*Task statement:* Everything from the first line of the data below through the line that contains "years_pred = [2017, 2018, 2019, 2020, 2021]" should be written out exactly, please, and nothing more; the pictures stay out.

□ □ □ □ □

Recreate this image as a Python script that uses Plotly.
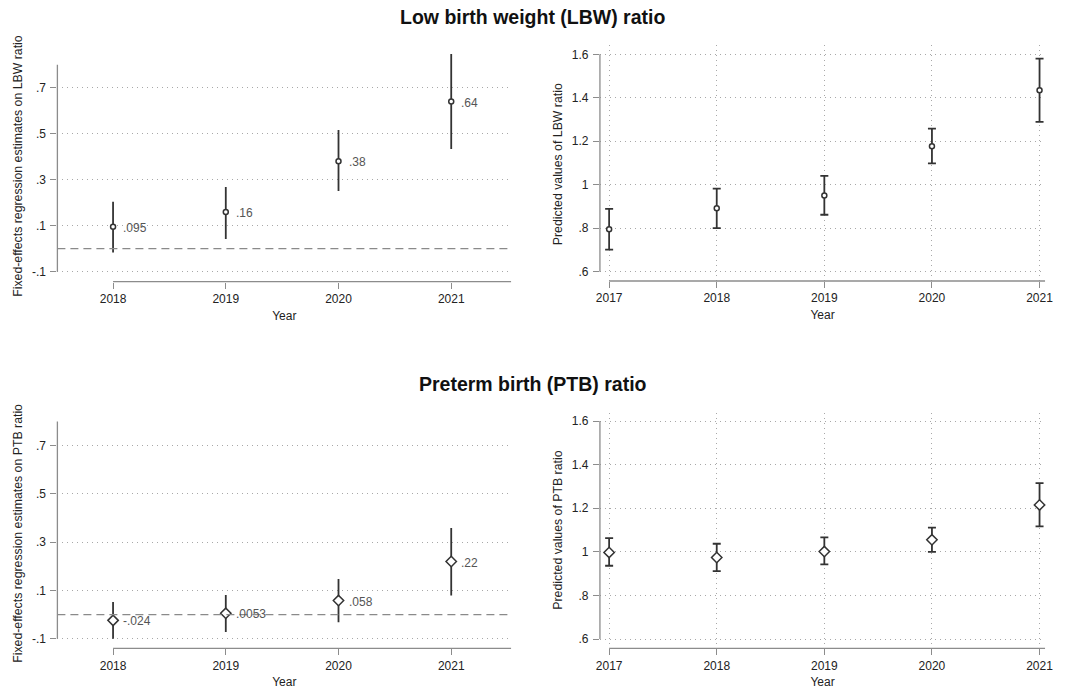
import plotly.graph_objects as go

# ---------------- data ----------------
years_fe = [2018, 2019, 2020, 2021]
years_pred = [2017, 2018, 2019, 2020, 2021]

lbw_fe = [0.095, 0.16, 0.38, 0.64]
lbw_fe_lo = [-0.016, 0.042, 0.251, 0.433]
lbw_fe_hi = [0.204, 0.268, 0.516, 0.847]
lbw_fe_labels = [".095", ".16", ".38", ".64"]

lbw_pred = [0.795, 0.892, 0.951, 1.177, 1.435]
lbw_pred_lo = [0.702, 0.800, 0.862, 1.098, 1.289]
lbw_pred_hi = [0.889, 0.982, 1.041, 1.258, 1.580]

ptb_fe = [-0.024, 0.0053, 0.058, 0.22]
ptb_fe_lo = [-0.100, -0.072, -0.032, 0.079]
ptb_fe_hi = [0.052, 0.081, 0.147, 0.359]
ptb_fe_labels = ["-.024", ".0053", ".058", ".22"]

ptb_pred = [0.997, 0.974, 1.001, 1.055, 1.215]
ptb_pred_lo = [0.936, 0.911, 0.942, 1.000, 1.117]
ptb_pred_hi = [1.063, 1.037, 1.066, 1.111, 1.315]

fe_ticks = [-0.1, 0.1, 0.3, 0.5, 0.7]
fe_ticktext = ["-.1", ".1", ".3", ".5", ".7"]
fe_axis_limits = [-0.1, 0.8]
pred_ticks = [0.6, 0.8, 1.0, 1.2, 1.4, 1.6]
pred_ticktext = [".6", ".8", "1", "1.2", "1.4", "1.6"]
pred_axis_limits = [0.6, 1.6]

titles = ["Low birth weight (LBW) ratio", "Preterm birth (PTB) ratio"]
ytitle_fe = ["Fixed-effects regression estimates on LBW ratio",
             "Fixed-effects regression estimates on PTB ratio"]
ytitle_pred = ["Predicted values of LBW ratio", "Predicted values of PTB ratio"]
xtitle = "Year"

# ---------------- layout helpers ----------------
W, H = 1069, 689
FONT = "Liberation Sans, Arial, Helvetica, sans-serif"
DARK = "#333333"
AXC = "#8c8c8c"
GRID = "#a8a8a8"
GRID_DASH = "1px,4px"


def lin(p, va, pa, vb, pb):
    return va + (p - pa) * (vb - va) / (pb - pa)


def fx(p):
    return p / W


def fy(p):
    return 1 - p / H


# pixel geometry of the four panels (ytitle_px = x position of the y-axis title)
panels = [
    dict(n="", xpx=(54, 513), ypx=(281.7, 50), xa=(2018, 110.3, 2021, 452.3), ya=(0.7, 87.7, -0.1, 271.7), yt_px=14, yt_cy=166),
    dict(n="2", xpx=(602.7, 1053), ypx=(281, 45), xa=(2017, 612, 2021, 1047.3), ya=(1.6, 54.3, 0.6, 271.7), yt_px=560, yt_cy=164.5),
    dict(n="3", xpx=(54, 513), ypx=(648.3, 418), xa=(2018, 110.3, 2021, 452.3), ya=(0.7, 445.7, -0.1, 638.7), yt_px=14, yt_cy=533),
    dict(n="4", xpx=(602.7, 1053), ypx=(648.3, 413), xa=(2017, 612, 2021, 1047.3), ya=(1.6, 421, 0.6, 639), yt_px=560, yt_cy=530),
]

fig = go.Figure()
shapes = []
annotations = []

series = [
    (years_fe, lbw_fe, lbw_fe_lo, lbw_fe_hi, lbw_fe_labels, "circle", 0),
    (years_pred, lbw_pred, lbw_pred_lo, lbw_pred_hi, None, "circle", 1),
    (years_fe, ptb_fe, ptb_fe_lo, ptb_fe_hi, ptb_fe_labels, "diamond", 2),
    (years_pred, ptb_pred, ptb_pred_lo, ptb_pred_hi, None, "diamond", 3),
]

for xs, ys, lo, hi, labels, sym, i in series:
    n = panels[i]["n"]
    is_pred = labels is None
    fig.add_trace(go.Scatter(
        x=xs, y=ys,
        mode="markers",
        marker=dict(symbol=sym, size=5 if sym == "circle" else 8, color="white",
                    line=dict(color=DARK, width=1.5)),
        error_y=dict(type="data", symmetric=False,
                     array=[h - y for h, y in zip(hi, ys)],
                     arrayminus=[y - l for y, l in zip(ys, lo)],
                     color=DARK, thickness=1.8, width=4 if is_pred else 0),
        xaxis="x" + n, yaxis="y" + n, showlegend=False, cliponaxis=False,
    ))
    if labels:
        for xv, yv, lab in zip(xs, ys, labels):
            annotations.append(dict(
                text=lab, x=xv, y=yv, xref="x" + n, yref="y" + n,
                xanchor="left", yanchor="middle", xshift=8, yshift=-1, showarrow=False,
                font=dict(family=FONT, size=12, color="#555555")))

layout = dict(width=W, height=H, margin=dict(l=0, r=0, t=0, b=0),
              paper_bgcolor="white", plot_bgcolor="white",
              font=dict(family=FONT, size=12, color="#222222"), showlegend=False)

for i, p in enumerate(panels):
    n = p["n"]
    is_pred = i in (1, 3)
    row = i // 2
    x0, x1 = p["xpx"]
    yb, yt = p["ypx"]
    xr = [lin(x0, p["xa"][0], p["xa"][1], p["xa"][2], p["xa"][3]),
          lin(x1, p["xa"][0], p["xa"][1], p["xa"][2], p["xa"][3])]
    yr = [lin(yb, p["ya"][0], p["ya"][1], p["ya"][2], p["ya"][3]),
          lin(yt, p["ya"][0], p["ya"][1], p["ya"][2], p["ya"][3])]
    xs = years_pred if is_pred else years_fe
    layout["xaxis" + n] = dict(
        domain=[fx(x0), fx(x1)], range=xr, anchor="y" + n,
        tickvals=xs, ticktext=[str(v) for v in xs],
        ticks="outside", ticklen=6, tickcolor=AXC, tickwidth=1,
        showline=False, zeroline=False,
        showgrid=is_pred, gridcolor=GRID, griddash=GRID_DASH, gridwidth=1,
        tickfont=dict(size=12, color="#222222"),
        title=dict(text=xtitle, font=dict(size=12, color="#222222"), standoff=6),
    )
    layout["yaxis" + n] = dict(
        domain=[fy(yb), fy(yt)], range=yr, anchor="x" + n,
        tickvals=pred_ticks if is_pred else fe_ticks,
        ticktext=pred_ticktext if is_pred else fe_ticktext,
        ticks="outside", ticklen=6, tickcolor=AXC, tickwidth=1,
        ticklabelstandoff=2,
        showline=False, zeroline=False,
        showgrid=True, gridcolor=GRID, griddash=GRID_DASH, gridwidth=1,
        tickfont=dict(size=12, color="#222222"),
    )
    annotations.append(dict(
        text=(ytitle_pred if is_pred else ytitle_fe)[row],
        x=fx(p["yt_px"]), y=fy(p["yt_cy"]), xref="paper", yref="paper",
        textangle=-90, xanchor="center", yanchor="middle", showarrow=False,
        font=dict(family=FONT, size=12.3, color="#222222")))
    lim = pred_axis_limits if is_pred else fe_axis_limits
    # y axis line
    shapes.append(dict(type="line", xref="x" + n + " domain", yref="y" + n,
                       x0=0, x1=0, y0=lim[0], y1=lim[1],
                       line=dict(color=AXC, width=1.3)))
    # x axis line
    shapes.append(dict(type="line", xref="x" + n, yref="y" + n + " domain",
                       x0=xs[0], x1=xr[1], y0=0, y1=0,
                       line=dict(color=AXC, width=1.3)))
    if not is_pred:
        shapes.append(dict(type="line", xref="x" + n + " domain", yref="y" + n,
                           x0=0, x1=1, y0=0, y1=0,
                           line=dict(color="#8a8a8a", width=1.3, dash="8px,5px")))

annotations += [
    dict(text="<b>" + titles[0] + "</b>", x=0.5, y=fy(17), xref="paper", yref="paper",
         showarrow=False, font=dict(size=19.5, color="#111111"), xanchor="center", yanchor="middle"),
    dict(text="<b>" + titles[1] + "</b>", x=0.5, y=fy(384), xref="paper", yref="paper",
         showarrow=False, font=dict(size=19.5, color="#111111"), xanchor="center", yanchor="middle"),
]
layout["shapes"] = shapes
layout["annotations"] = annotations

fig.update_layout(**layout)
fig.write_html("out.html")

□ □ □ □ □

*Solution:*
Recreate this image as a Python script that uses Plotly.
import plotly.graph_objects as go

# ---------------- data ----------------
years_fe = [2018, 2019, 2020, 2021]
years_pred = [2017, 2018, 2019, 2020, 2021]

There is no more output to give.